Он существует вне рынка, помимо рынка, параллельно рынку. Леонардо являет исключительную степень свободы; он не мог примириться ни с какой формой детерминизма – ничто не могло равняться масштабом с его собственным замыслом. «Человек стоит столько, во сколько сам себя ценит», – писал Франсуа Рабле, и Леонардо – живой пример этому правилу: он не поддается оценке. Он позволяет себя почитать, но купить не разрешает. Он не завершил работу над «Поклонением волхвов», но никому бы и в голову не пришло требовать деньги назад: время Леонардо и его талант – бесценны; плата – символическая, он не ради денег работает. Каковы бы ни были условия соглашения Леонардо с заказчиком, он работал не на заказчика. Сколько стоит «Ночной дозор», мы отлично знаем, мы знаем даже историю рембрандтовского заказа, но если мы узнаем цену, заплаченную за «Джоконду» Франциском I, это не сделает работу Леонардо феноменом рыночного труда. Подобно ван Гогу или Сезанну, которые совершили это спустя пятьсот лет, Леонардо вышел из-под власти рынка и отстоял свое представление о должном. Вопиющие случаи – как, например, с бронзовой конной статуей в Милане или с большой картиной «Поклонение волхвов», заказанной монастырем Сан-Донато во Флоренции, – провоцировали недобрую славу. Леонардо легко оставил в монастыре Сан-Донато незавершенный шедевр, огромную доску, квадрат в два с половиной метра по стороне. Приготовить под живопись доску такого размера – само по себе гигантский труд; оставалось немного, чтобы довести картину до завершения; неожиданно Леонардо уехал в Милан, повез сконструированную им модель лиры, на которой один он умел играть. Договор на картину формально был составлен на два с половиной года (1481–1483), Леонардо мог бы и вернуться к работе – но вернулся он во Флоренцию через восемнадцать лет. И сделал он так по той (понятной ему) причине, что главное в картине «Поклонение волхвов» уже было сказано, и сказано абсолютно отчетливо. Леонардо являет исключительную степень свободы; он не мог примириться ни с какой формой детерминизма – ничто не могло равняться масштабом с его собственным замыслом. Принимал поклонение, жил несколько лет при дворе – и уходил. Считал себя первым художником мира.

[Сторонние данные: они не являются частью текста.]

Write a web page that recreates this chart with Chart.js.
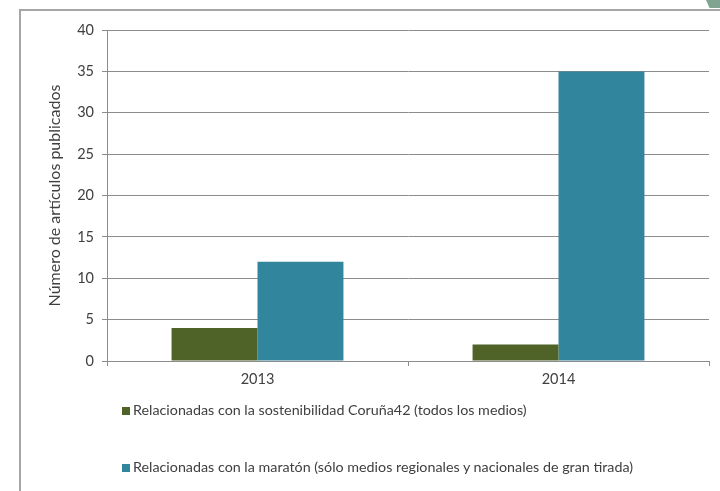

Универсальность знаний Леонардо не исключительна: помимо многопрофильной деятельности Микеланджело, имеется множество примеров. Скажем, великий художник Маттиас Грюневальд тоже был инженером-гидравликом (лишившись места из-за сочувствия протестантам в крестьянской войне, художник уехал в саксонский городок Халле, где до конца недолгой жизни работал инженером). Но не универсальность знаний выделяла Леонардо. Внебрачный сын нотариуса добился уважения королей; от самого его облика исходило величие, его миссия – это ощущали все – была грандиозна. Неуступчивый характер был следствием того, что любая помеха раздражала: Леонардо пытался еще при жизни осуществить общий генеральный проект – выстроить основания для идеального общества не на словах, а буквально. Единомышленников Леонардо не имел и не мог иметь. Данте Алигьери, предшественник Леонардо в одиночестве, в 17-й песне «Рая» так сформулировал свой социальный статус в устах своего предка Каччагвиды: «ты стал сам себе партией». (Данте был белым гвельфом формально, но, в конце концов, и эта партийность его не устроила: «идут и гвельфы гиблою дорогой»). Те ученики Леонардо, что сопровождали его в последние годы (Франческо Мельци и Салаи), не могли воспринять весь объем замысла. Быть учеником Леонардо, как и быть учеником Данте, значит не зависеть от места, не зависеть от кружка и школы, не зависеть от рынка и заказчиков, вести свою собственную линию жизни сообразно убеждениям – но кто мог бы позволить себе эту роскошь? И что главное – кто из современников мог сформулировать общий замысел такого размаха?
Можно возразить: одно дело замысел, и совсем иное – результат. В финале пьесы Ростана «Сирано де Бержерак» главный герой Сирано умирает и произносит сам себе горестную эпитафию: «Был он всем и не был он ничем».